▸ **THE PROBLEM**
Print the lines of the listing below verbatim from its first line through the line bearing "(0,595) rectangle (1562,621);". Any pictures are to be omitted.

▸ **RAW RECORDS**
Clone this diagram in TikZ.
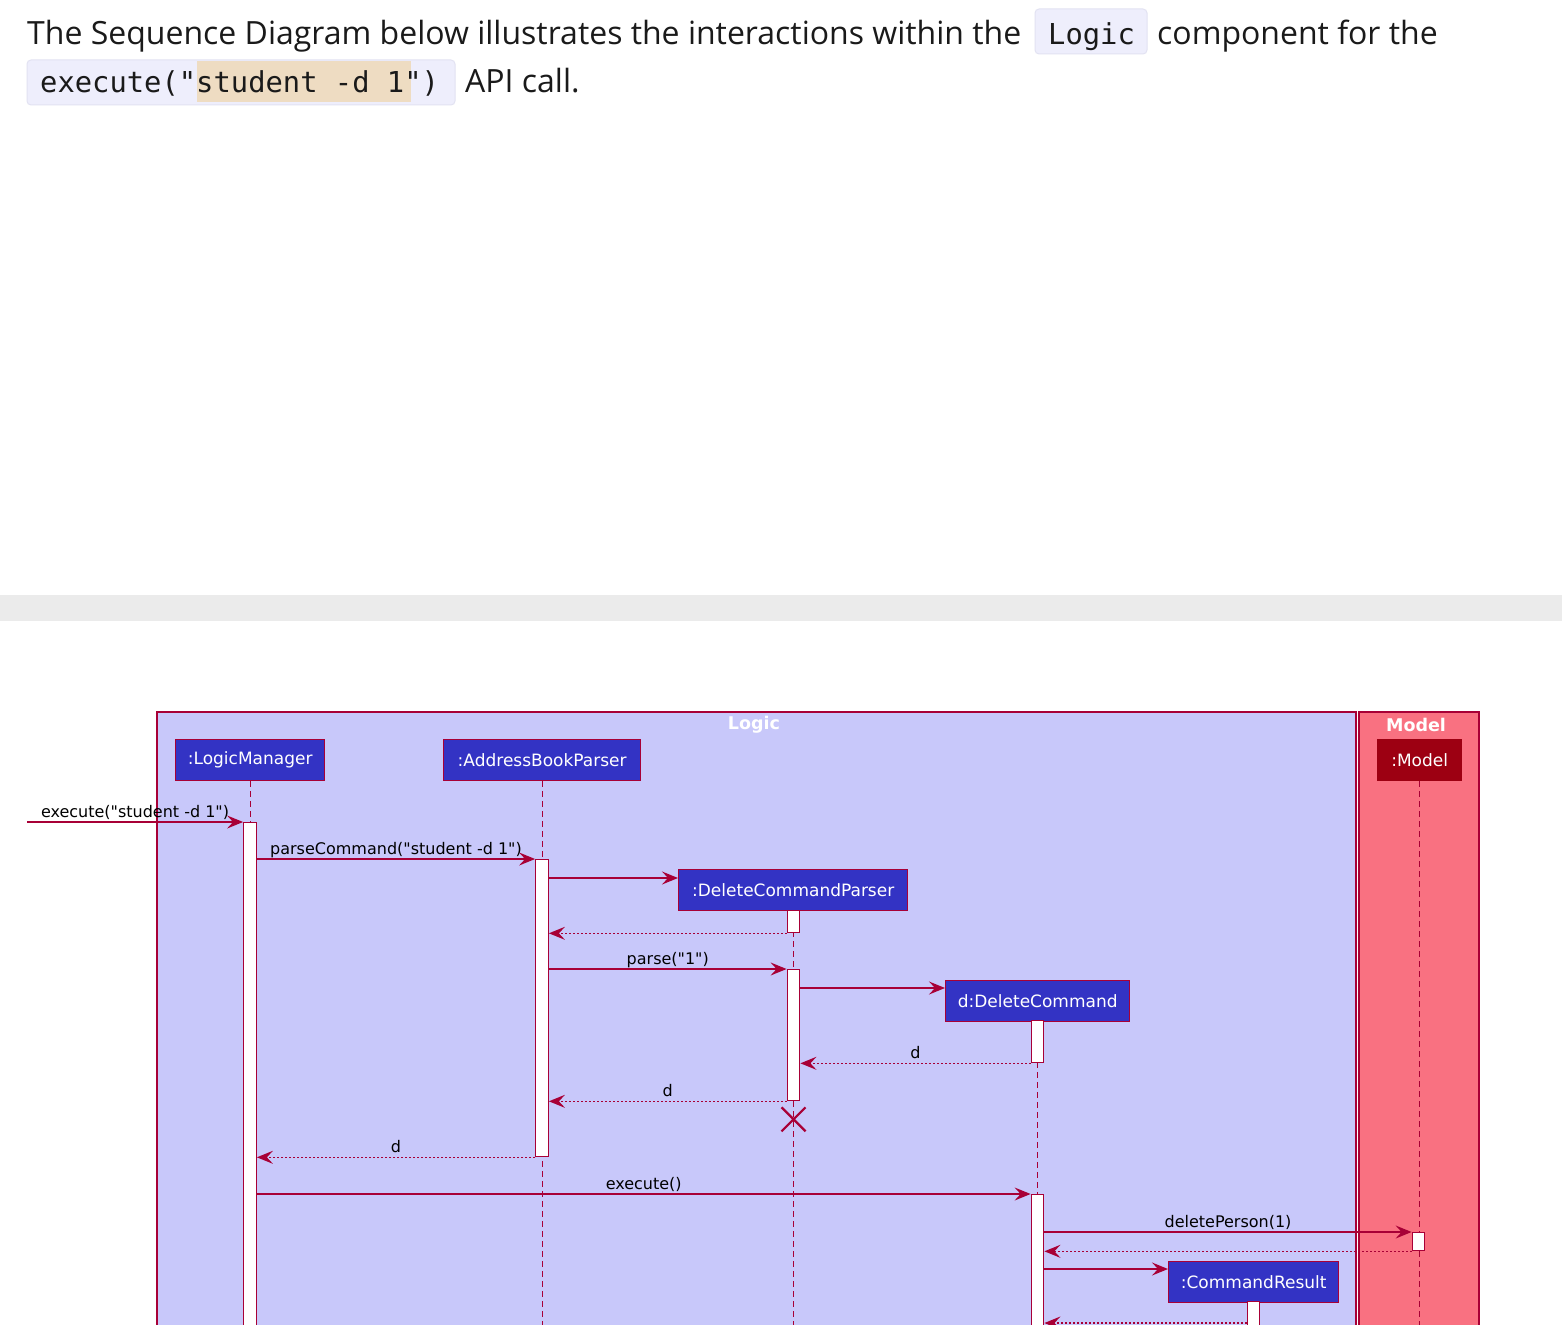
\documentclass[tikz,border=0pt]{standalone}
\usepackage{fontspec}
\setmainfont{Open Sans}
\newfontfamily\diagf{DejaVu Sans}
\newfontfamily\codef{DejaVu Sans Mono}
\usetikzlibrary{arrows.meta}
\definecolor{crim}{HTML}{A80036}
\definecolor{logicT}{HTML}{C8C8FA}
\definecolor{logicC}{HTML}{3333C4}
\definecolor{modelT}{HTML}{F97181}
\definecolor{modelC}{HTML}{9D0012}
\definecolor{codebg}{HTML}{EEEEFC}
\definecolor{codebd}{HTML}{E2E2F2}
\definecolor{hl}{HTML}{EEDCC2}
\definecolor{band}{HTML}{EBEBEB}
\definecolor{ink}{HTML}{1A1A1A}
\begin{document}
\begin{tikzpicture}[x=1pt,y=-1pt,
  titletext/.style={inner sep=0pt, anchor=base west, text=ink, font=\fontsize{32}{38}\selectfont},
  codetext/.style={inner sep=0pt, anchor=base west, text=ink, font=\codef\fontsize{28.8}{34}\selectfont},
  codebox/.style={fill=codebg, draw=codebd, line width=1pt, rounded corners=4pt},
  part/.style={draw=crim, line width=1.4pt, fill=logicC, text=white, inner sep=0pt,
    font=\diagf\fontsize{17}{20}\selectfont, minimum height=41pt, anchor=north west},
  bar/.style={draw=crim, fill=white, line width=1.3pt, minimum width=12.5pt, inner sep=0pt, anchor=north},
  lifeline/.style={draw=crim, line width=1.4pt, dash pattern=on 6pt off 4pt},
  msg/.style={draw=crim, line width=1.4pt, -{Stealth[length=16pt,width=13pt,inset=6pt]}},
  ret/.style={msg, dash pattern=on 2pt off 2pt},
  lbl/.style={inner sep=0pt, anchor=base, yshift=5pt, text=black, font=\diagf\fontsize{16}{19}\selectfont},
  frametitle/.style={inner sep=0pt, text=white, font=\diagf\bfseries\fontsize{17.5}{20}\selectfont}
]
\useasboundingbox (0,0) rectangle (1562,1324);
\clip (0,0) rectangle (1562,1324);
\fill[white] (0,0) rectangle (1562,1324);

% ---------- header text ----------
\node[titletext] (t1) at (27,45) {The Sequence Diagram below illustrates the interactions within the};
\path[codebox] (1035,9) rectangle (1147,54);
\node[codetext] (t2) at (1048,45) {Logic};
\node[titletext] (t3) at (1157,45) {component for the};
\path[codebox] (27,60) rectangle (455,105);
\fill[hl] (197,61) rectangle (411,102);
\node[codetext] (t4) at (40,93) {execute("student -d 1")};
\node[titletext] (t5) at (465,93) {API call.};

% ---------- separator band ----------
\fill[band] (0,595) rectangle (1562,621);

% ---------- frames ----------
\fill[logicT] (157,712) rectangle (1356,1340);
\draw[crim, line width=1.3pt] (157,1340) -- (157,712) -- (1356,712) -- (1356,1340);
\fill[modelT] (1359,712) rectangle (1479,1340);
\draw[crim, line width=1.3pt] (1359,1340) -- (1359,712) -- (1479,712) -- (1479,1340);
\node[frametitle] (logicT) at (754,725) {Logic};
\node[frametitle] (modelT) at (1416,725) {Model};

% ---------- participants ----------
\node[part, minimum width=149pt] (lm) at (175,739) {:LogicManager};
\node[part, minimum width=197pt] (abp) at (443,739) {:AddressBookParser};
\node[part, minimum width=84pt, fill=modelC, draw=modelC] (model) at (1377,739) {:Model};
\node[part, minimum width=229pt] (dcp) at (678,869) {:DeleteCommandParser};
\node[part, minimum width=184pt] (dc) at (945,980) {d:DeleteCommand};
\node[part, minimum width=170pt] (cr) at (1168,1261) {:CommandResult};

% ---------- lifelines ----------
\draw[lifeline] (lm.south) -- (lm.south |- 0,1340);
\draw[lifeline] (abp.south) -- (abp.south |- 0,1340);
\draw[lifeline] (dcp.south) -- (dcp.south |- 0,1340);
\draw[lifeline] (dc.south) -- (dc.south |- 0,1340);
\draw[lifeline] (model.south) -- (model.south |- 0,1340);
\draw[lifeline] (cr.south) -- (cr.south |- 0,1340);

% ---------- activation bars ----------
\node[bar, minimum height=520pt] (lmbar) at (250,822) {};
\node[bar, minimum height=297pt] (abpbar) at (542,859) {};
\node[bar, minimum height=22pt] (dcpbar1) at (793.5,910) {};
\node[bar, minimum height=131pt] (dcpbar2) at (793.5,969) {};
\node[bar, minimum height=42pt] (dcbar1) at (1037.5,1020) {};
\node[bar, minimum height=146pt] (dcbar2) at (1037.5,1194) {};
\node[bar, minimum height=18pt] (mbar) at (1418.5,1232) {};
\node[bar, minimum height=39pt] (crbar) at (1253.5,1301) {};

% ---------- messages ----------
\coordinate (in) at (27,822);
\draw[msg] (in) -- (lmbar.north west) node[lbl, midway] {execute("student -d 1")};
\draw[msg] (lmbar.east |- abpbar.north) -- (abpbar.north west) node[lbl, midway] {parseCommand("student -d 1")};
\coordinate (c1) at (0,878);
\draw[msg] (abpbar.east |- c1) -- (dcp.west |- c1);
\draw[ret] (dcpbar1.south west) -- (abpbar.east |- dcpbar1.south);
\draw[msg] (abpbar.east |- dcpbar2.north) -- (dcpbar2.north west) node[lbl, midway] {parse("1")};
\coordinate (c2) at (0,988);
\draw[msg] (dcpbar2.east |- c2) -- (dc.west |- c2);
\draw[ret] (dcbar1.south west) -- (dcpbar2.east |- dcbar1.south) node[lbl, midway] {d};
\draw[ret] (dcpbar2.south west) -- (abpbar.east |- dcpbar2.south) node[lbl, midway] {d};
\draw[crim, line width=2.2pt] ([xshift=-12pt,yshift=-6pt]dcpbar2.south) -- ([xshift=12pt,yshift=-30pt]dcpbar2.south)
  ([xshift=12pt,yshift=-6pt]dcpbar2.south) -- ([xshift=-12pt,yshift=-30pt]dcpbar2.south);
\draw[ret] (abpbar.south west) -- (lmbar.east |- abpbar.south) node[lbl, midway] {d};
\draw[msg] (lmbar.east |- dcbar2.north) -- (dcbar2.north west) node[lbl, midway] {execute()};
\draw[msg] (dcbar2.east |- mbar.north) -- (mbar.north west) node[lbl, midway] {deletePerson(1)};
\draw[ret] (mbar.south west) -- (dcbar2.east |- mbar.south);
\coordinate (c3) at (0,1269);
\draw[msg] (dcbar2.east |- c3) -- (cr.west |- c3);
\coordinate (c4) at (0,1323);
\draw[ret] (crbar.west |- c4) -- (dcbar2.east |- c4);
\end{tikzpicture}
\end{document}
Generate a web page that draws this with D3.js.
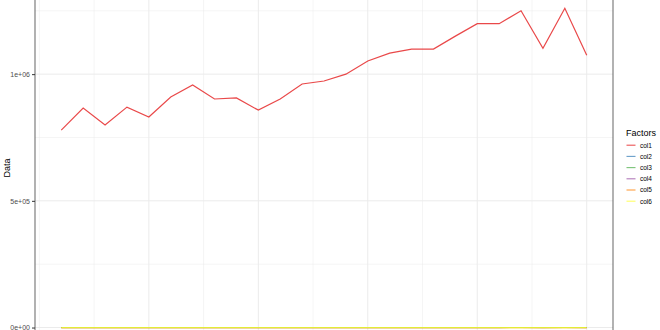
<!DOCTYPE html>
<html>
<head>
<meta charset="utf-8">
<script src="https://cdn.jsdelivr.net/npm/d3@7"></script>
<style>
  html, body { margin: 0; padding: 0; overflow: hidden; background: #fff; }
  svg { display: block; }
</style>
</head>
<body>
<div id="chart"></div>
<script>
var years = d3.range(1996, 2021);
var factors = ["col1", "col2", "col3", "col4", "col5", "col6"];
var colors = ["#E41A1C", "#377EB8", "#4DAF4A", "#984EA3", "#FF7F00", "#FFFF33"];

var col1 = [779000, 866000, 799000, 870000, 831000, 910000, 957000, 902000, 906000, 858000,
            902000, 961000, 973000, 1000000, 1052000, 1083000, 1099000, 1099000, 1150000, 1199000,
            1199000, 1250000, 1102000, 1260000, 1075000];
var col2 = [120, 125, 118, 130, 126, 132, 135, 131, 133, 129,
            134, 138, 140, 142, 145, 148, 150, 151, 154, 157,
            158, 162, 150, 164, 148];
var col3 = [80, 82, 79, 84, 83, 86, 88, 85, 86, 84,
            87, 89, 90, 92, 94, 96, 97, 98, 100, 102,
            103, 105, 98, 106, 96];
var col4 = [40, 41, 39, 42, 41, 43, 44, 42, 43, 42,
            43, 44, 45, 46, 47, 48, 48, 49, 50, 51,
            51, 52, 49, 53, 48];
var col5 = [15, 15, 14, 16, 15, 16, 16, 16, 16, 15,
            16, 17, 17, 17, 18, 18, 18, 18, 19, 19,
            19, 20, 18, 20, 18];
var col6 = [6, 6, 5, 6, 6, 6, 7, 6, 6, 6,
            6, 7, 7, 7, 7, 7, 7, 7, 8, 8,
            8, 8, 7, 8, 7];

var yMajor = [0, 500000, 1000000];
var yLabels = ["0e+00", "5e+05", "1e+06"];
var yMinor = [250000, 750000, 1250000];
var xMajor = [2000, 2005, 2010, 2015, 2020];
var xMinor = [1995, 1997.5, 2002.5, 2007.5, 2012.5, 2017.5];

var series = [col1, col2, col3, col4, col5, col6];
var drawOrder = [0, 1, 3, 4, 2, 5];

var w = 660, h = 330;
var panel = { left: 35, right: 613, top: -7.7, bottom: 343.5 };

var svg = d3.select("#chart").append("svg")
  .attr("width", w)
  .attr("height", h);

// ggplot-like 5% expansion
var xr = d3.extent(years);
var xpad = (xr[1] - xr[0]) * 0.05;
var x = d3.scaleLinear()
  .domain([xr[0] - xpad, xr[1] + xpad])
  .range([panel.left, panel.right]);

var allVals = d3.merge(series);
var yr = d3.extent(allVals);
var ypad = (yr[1] - yr[0]) * 0.05;
var y = d3.scaleLinear()
  .domain([yr[0] - ypad, yr[1] + ypad])
  .range([panel.bottom, panel.top]);

var grid = svg.append("g");

grid.selectAll(".ymin").data(yMinor).enter().append("line")
  .attr("x1", panel.left).attr("x2", panel.right)
  .attr("y1", d => y(d)).attr("y2", d => y(d))
  .style("stroke", "#ebebeb").style("stroke-width", 0.5);
grid.selectAll(".xmin").data(xMinor).enter().append("line")
  .attr("y1", panel.top).attr("y2", panel.bottom)
  .attr("x1", d => x(d)).attr("x2", d => x(d))
  .style("stroke", "#ebebeb").style("stroke-width", 0.5);
grid.selectAll(".ymaj").data(yMajor).enter().append("line")
  .attr("x1", panel.left).attr("x2", panel.right)
  .attr("y1", d => y(d)).attr("y2", d => y(d))
  .style("stroke", "#ebebeb").style("stroke-width", 1);
grid.selectAll(".xmaj").data(xMajor).enter().append("line")
  .attr("y1", panel.top).attr("y2", panel.bottom)
  .attr("x1", d => x(d)).attr("x2", d => x(d))
  .style("stroke", "#ebebeb").style("stroke-width", 1);

var line = d3.line()
  .x((d, i) => x(years[i]))
  .y(d => y(d));

svg.append("g").selectAll("path")
  .data(drawOrder)
  .enter().append("path")
  .attr("d", k => line(series[k]))
  .style("fill", "none")
  .style("stroke", k => colors[k])
  .style("stroke-opacity", 0.8)
  .style("stroke-width", 1.2);

// panel border
svg.append("rect")
  .attr("x", panel.left).attr("y", panel.top)
  .attr("width", panel.right - panel.left)
  .attr("height", panel.bottom - panel.top)
  .style("fill", "none")
  .style("stroke", "#555")
  .style("stroke-width", 0.9);

// y axis
var yAxis = d3.axisLeft(y)
  .tickValues(yMajor)
  .tickSize(3)
  .tickPadding(2)
  .tickFormat((d, i) => yLabels[i]);

var ga = svg.append("g")
  .attr("transform", "translate(" + panel.left + ",0)")
  .call(yAxis);
ga.select(".domain").remove();
ga.selectAll("line").style("stroke", "#333");
ga.selectAll("text")
  .style("font-family", "'Liberation Sans', Arial, sans-serif")
  .style("font-size", "7px")
  .style("fill", "#4d4d4d");

svg.append("text")
  .attr("transform", "translate(10," + ((panel.top + panel.bottom) / 2) + ") rotate(-90)")
  .attr("text-anchor", "middle")
  .style("font-family", "'Liberation Sans', Arial, sans-serif")
  .style("font-size", "9px")
  .style("fill", "#000")
  .text("Data");

// legend
var lg = svg.append("g").attr("transform", "translate(626,0)");
lg.append("text")
  .attr("x", 0).attr("y", 136)
  .style("font-family", "'Liberation Sans', Arial, sans-serif")
  .style("font-size", "9px")
  .style("fill", "#000")
  .text("Factors");

var item = lg.selectAll(".item").data(factors).enter().append("g")
  .attr("transform", (d, i) => "translate(0," + (145.2 + i * 11.2) + ")");
item.append("line")
  .attr("x1", 0.5).attr("x2", 9.5)
  .style("stroke", (d, i) => colors[i])
  .style("stroke-opacity", 0.75)
  .style("stroke-width", 1.1);
item.append("text")
  .attr("x", 14).attr("y", 2.4)
  .style("font-family", "'Liberation Sans', Arial, sans-serif")
  .style("font-size", "6.5px")
  .style("fill", "#000")
  .text(d => d);
</script>
</body>
</html>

▸ **SOLUTION**
Clone this diagram in TikZ.
\documentclass[tikz,border=0pt]{standalone}
\usepackage{fontspec}
\setmainfont{Open Sans}
\newfontfamily\diagf{DejaVu Sans}
\newfontfamily\codef{DejaVu Sans Mono}
\usetikzlibrary{arrows.meta}
\definecolor{crim}{HTML}{A80036}
\definecolor{logicT}{HTML}{C8C8FA}
\definecolor{logicC}{HTML}{3333C4}
\definecolor{modelT}{HTML}{F97181}
\definecolor{modelC}{HTML}{9D0012}
\definecolor{codebg}{HTML}{EEEEFC}
\definecolor{codebd}{HTML}{E2E2F2}
\definecolor{hl}{HTML}{EEDCC2}
\definecolor{band}{HTML}{EBEBEB}
\definecolor{ink}{HTML}{1A1A1A}
\begin{document}
\begin{tikzpicture}[x=1pt,y=-1pt,
  titletext/.style={inner sep=0pt, anchor=base west, text=ink, font=\fontsize{32}{38}\selectfont},
  codetext/.style={inner sep=0pt, anchor=base west, text=ink, font=\codef\fontsize{28.8}{34}\selectfont},
  codebox/.style={fill=codebg, draw=codebd, line width=1pt, rounded corners=4pt},
  part/.style={draw=crim, line width=1.4pt, fill=logicC, text=white, inner sep=0pt,
    font=\diagf\fontsize{17}{20}\selectfont, minimum height=41pt, anchor=north west},
  bar/.style={draw=crim, fill=white, line width=1.3pt, minimum width=12.5pt, inner sep=0pt, anchor=north},
  lifeline/.style={draw=crim, line width=1.4pt, dash pattern=on 6pt off 4pt},
  msg/.style={draw=crim, line width=1.4pt, -{Stealth[length=16pt,width=13pt,inset=6pt]}},
  ret/.style={msg, dash pattern=on 2pt off 2pt},
  lbl/.style={inner sep=0pt, anchor=base, yshift=5pt, text=black, font=\diagf\fontsize{16}{19}\selectfont},
  frametitle/.style={inner sep=0pt, text=white, font=\diagf\bfseries\fontsize{17.5}{20}\selectfont}
]
\useasboundingbox (0,0) rectangle (1562,1324);
\clip (0,0) rectangle (1562,1324);
\fill[white] (0,0) rectangle (1562,1324);

% ---------- header text ----------
\node[titletext] (t1) at (27,45) {The Sequence Diagram below illustrates the interactions within the};
\path[codebox] (1035,9) rectangle (1147,54);
\node[codetext] (t2) at (1048,45) {Logic};
\node[titletext] (t3) at (1157,45) {component for the};
\path[codebox] (27,60) rectangle (455,105);
\fill[hl] (197,61) rectangle (411,102);
\node[codetext] (t4) at (40,93) {execute("student -d 1")};
\node[titletext] (t5) at (465,93) {API call.};

% ---------- separator band ----------
\fill[band] (0,595) rectangle (1562,621);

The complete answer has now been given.